The data below holds a line containing "Recreate this image" and a line containing "label_shift = [-19, 19]"; please quote exactly those two lines and every line between them, and nothing else.
# Start of DATA FOR PROCESSING
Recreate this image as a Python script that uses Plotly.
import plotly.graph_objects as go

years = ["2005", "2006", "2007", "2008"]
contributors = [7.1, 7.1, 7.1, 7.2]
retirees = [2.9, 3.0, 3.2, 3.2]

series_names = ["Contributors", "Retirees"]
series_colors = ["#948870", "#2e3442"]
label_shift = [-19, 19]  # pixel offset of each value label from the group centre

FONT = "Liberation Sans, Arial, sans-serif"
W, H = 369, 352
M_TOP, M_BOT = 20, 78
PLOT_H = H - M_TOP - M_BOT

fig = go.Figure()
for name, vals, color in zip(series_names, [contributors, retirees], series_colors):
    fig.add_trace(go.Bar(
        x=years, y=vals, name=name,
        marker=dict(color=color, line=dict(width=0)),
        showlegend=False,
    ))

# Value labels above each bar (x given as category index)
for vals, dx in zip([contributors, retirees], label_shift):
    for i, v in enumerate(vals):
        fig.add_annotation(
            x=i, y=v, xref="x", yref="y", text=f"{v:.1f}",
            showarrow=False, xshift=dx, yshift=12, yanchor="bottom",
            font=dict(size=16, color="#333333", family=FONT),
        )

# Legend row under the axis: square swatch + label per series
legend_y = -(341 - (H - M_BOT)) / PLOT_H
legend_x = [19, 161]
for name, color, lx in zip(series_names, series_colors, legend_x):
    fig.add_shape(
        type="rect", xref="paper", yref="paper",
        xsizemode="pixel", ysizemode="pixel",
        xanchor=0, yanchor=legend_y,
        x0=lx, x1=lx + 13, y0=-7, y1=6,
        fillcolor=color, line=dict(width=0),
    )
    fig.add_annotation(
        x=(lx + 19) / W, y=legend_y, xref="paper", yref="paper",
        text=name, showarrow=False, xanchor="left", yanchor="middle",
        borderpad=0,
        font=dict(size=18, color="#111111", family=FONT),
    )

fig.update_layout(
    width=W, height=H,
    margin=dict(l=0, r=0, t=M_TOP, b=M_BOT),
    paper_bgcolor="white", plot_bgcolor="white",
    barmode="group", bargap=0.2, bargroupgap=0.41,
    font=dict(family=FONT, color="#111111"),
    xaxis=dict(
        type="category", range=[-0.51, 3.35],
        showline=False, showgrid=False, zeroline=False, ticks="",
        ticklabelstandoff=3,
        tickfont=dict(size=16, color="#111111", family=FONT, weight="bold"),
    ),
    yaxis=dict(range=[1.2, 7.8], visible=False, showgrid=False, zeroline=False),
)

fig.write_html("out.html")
# End of DATA FOR PROCESSING
# Start of DATA FOR PROCESSING
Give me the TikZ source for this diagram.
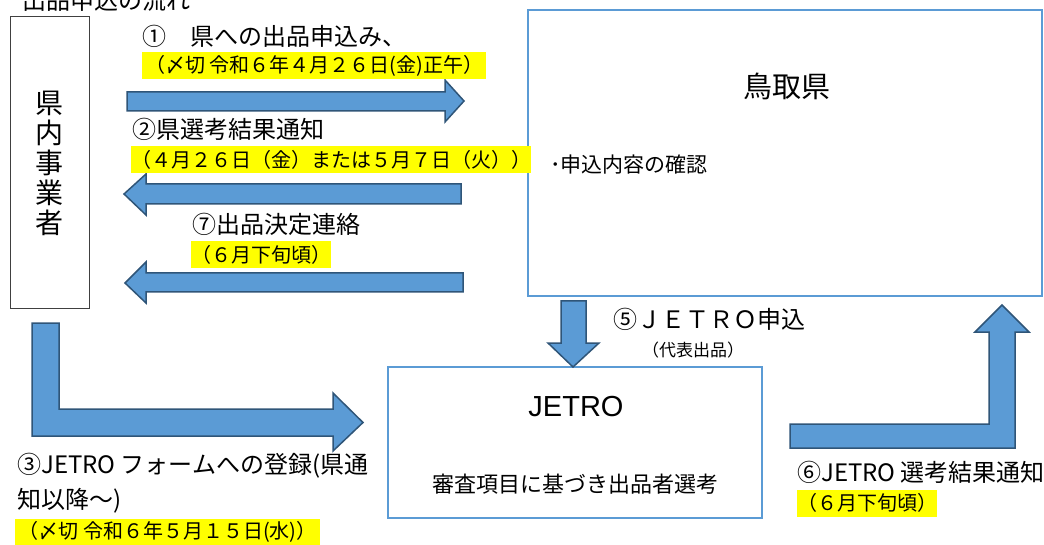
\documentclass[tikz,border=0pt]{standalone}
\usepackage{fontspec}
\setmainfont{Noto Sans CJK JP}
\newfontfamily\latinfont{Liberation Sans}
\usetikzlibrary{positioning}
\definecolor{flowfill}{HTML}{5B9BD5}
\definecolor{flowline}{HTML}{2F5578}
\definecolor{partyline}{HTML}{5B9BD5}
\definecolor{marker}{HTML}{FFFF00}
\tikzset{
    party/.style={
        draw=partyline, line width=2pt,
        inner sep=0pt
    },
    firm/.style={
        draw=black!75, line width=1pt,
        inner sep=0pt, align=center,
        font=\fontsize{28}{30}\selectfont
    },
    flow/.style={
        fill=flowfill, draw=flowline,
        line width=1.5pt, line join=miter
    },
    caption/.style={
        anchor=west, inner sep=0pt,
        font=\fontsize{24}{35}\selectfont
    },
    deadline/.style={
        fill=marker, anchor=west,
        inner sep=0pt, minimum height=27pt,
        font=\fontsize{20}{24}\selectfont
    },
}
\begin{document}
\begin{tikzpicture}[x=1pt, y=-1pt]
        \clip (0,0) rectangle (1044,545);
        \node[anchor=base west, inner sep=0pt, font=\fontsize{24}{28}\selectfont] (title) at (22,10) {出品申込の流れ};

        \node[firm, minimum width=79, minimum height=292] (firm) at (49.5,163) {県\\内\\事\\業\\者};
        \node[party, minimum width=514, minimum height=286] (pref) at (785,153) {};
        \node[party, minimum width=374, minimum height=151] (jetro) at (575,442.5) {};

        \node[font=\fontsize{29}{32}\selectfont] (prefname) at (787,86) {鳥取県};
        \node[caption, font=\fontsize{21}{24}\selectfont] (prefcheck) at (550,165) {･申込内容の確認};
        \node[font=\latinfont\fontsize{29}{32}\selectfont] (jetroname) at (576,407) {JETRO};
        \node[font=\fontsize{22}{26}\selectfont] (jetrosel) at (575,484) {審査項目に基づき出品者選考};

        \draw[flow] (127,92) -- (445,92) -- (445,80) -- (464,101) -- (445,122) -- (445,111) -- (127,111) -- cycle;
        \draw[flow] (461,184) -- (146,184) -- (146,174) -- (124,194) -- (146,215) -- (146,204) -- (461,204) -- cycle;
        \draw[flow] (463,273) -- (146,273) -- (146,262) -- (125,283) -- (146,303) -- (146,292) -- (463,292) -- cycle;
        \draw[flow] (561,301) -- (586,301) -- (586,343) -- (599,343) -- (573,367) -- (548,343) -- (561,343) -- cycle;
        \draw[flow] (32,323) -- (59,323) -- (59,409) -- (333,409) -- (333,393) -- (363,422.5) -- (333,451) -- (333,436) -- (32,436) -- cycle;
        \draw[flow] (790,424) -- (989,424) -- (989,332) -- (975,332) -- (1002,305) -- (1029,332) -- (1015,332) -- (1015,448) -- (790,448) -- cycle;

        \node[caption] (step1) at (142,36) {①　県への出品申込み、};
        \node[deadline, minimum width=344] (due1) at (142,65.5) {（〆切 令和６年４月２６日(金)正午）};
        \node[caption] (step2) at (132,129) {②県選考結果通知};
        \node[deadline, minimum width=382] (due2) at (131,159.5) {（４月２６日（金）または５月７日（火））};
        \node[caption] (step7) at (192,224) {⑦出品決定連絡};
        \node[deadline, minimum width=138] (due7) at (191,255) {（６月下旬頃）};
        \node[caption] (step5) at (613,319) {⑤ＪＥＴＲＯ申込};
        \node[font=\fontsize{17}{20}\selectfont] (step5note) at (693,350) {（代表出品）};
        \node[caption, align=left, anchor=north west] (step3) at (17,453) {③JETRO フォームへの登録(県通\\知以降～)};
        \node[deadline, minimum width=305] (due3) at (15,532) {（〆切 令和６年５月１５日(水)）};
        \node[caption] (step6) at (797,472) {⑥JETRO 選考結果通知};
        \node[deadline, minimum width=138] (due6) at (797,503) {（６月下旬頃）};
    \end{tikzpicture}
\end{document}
# End of DATA FOR PROCESSING
# Start of DATA FOR PROCESSING
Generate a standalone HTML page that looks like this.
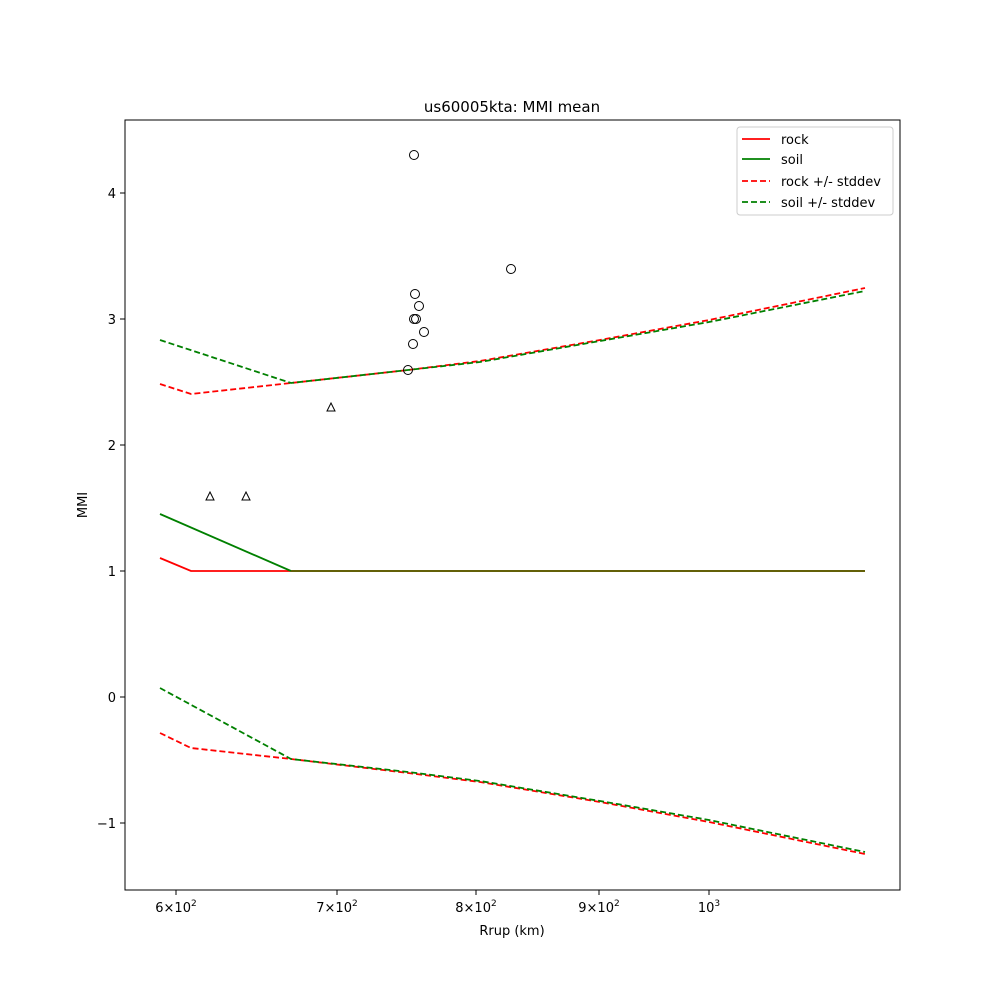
# End of DATA FOR PROCESSING
■ FINAL RESULT ■
Recreate this image as a Python script that uses Plotly.
import plotly.graph_objects as go

years = ["2005", "2006", "2007", "2008"]
contributors = [7.1, 7.1, 7.1, 7.2]
retirees = [2.9, 3.0, 3.2, 3.2]

series_names = ["Contributors", "Retirees"]
series_colors = ["#948870", "#2e3442"]
label_shift = [-19, 19]  # pixel offset of each value label from the group centre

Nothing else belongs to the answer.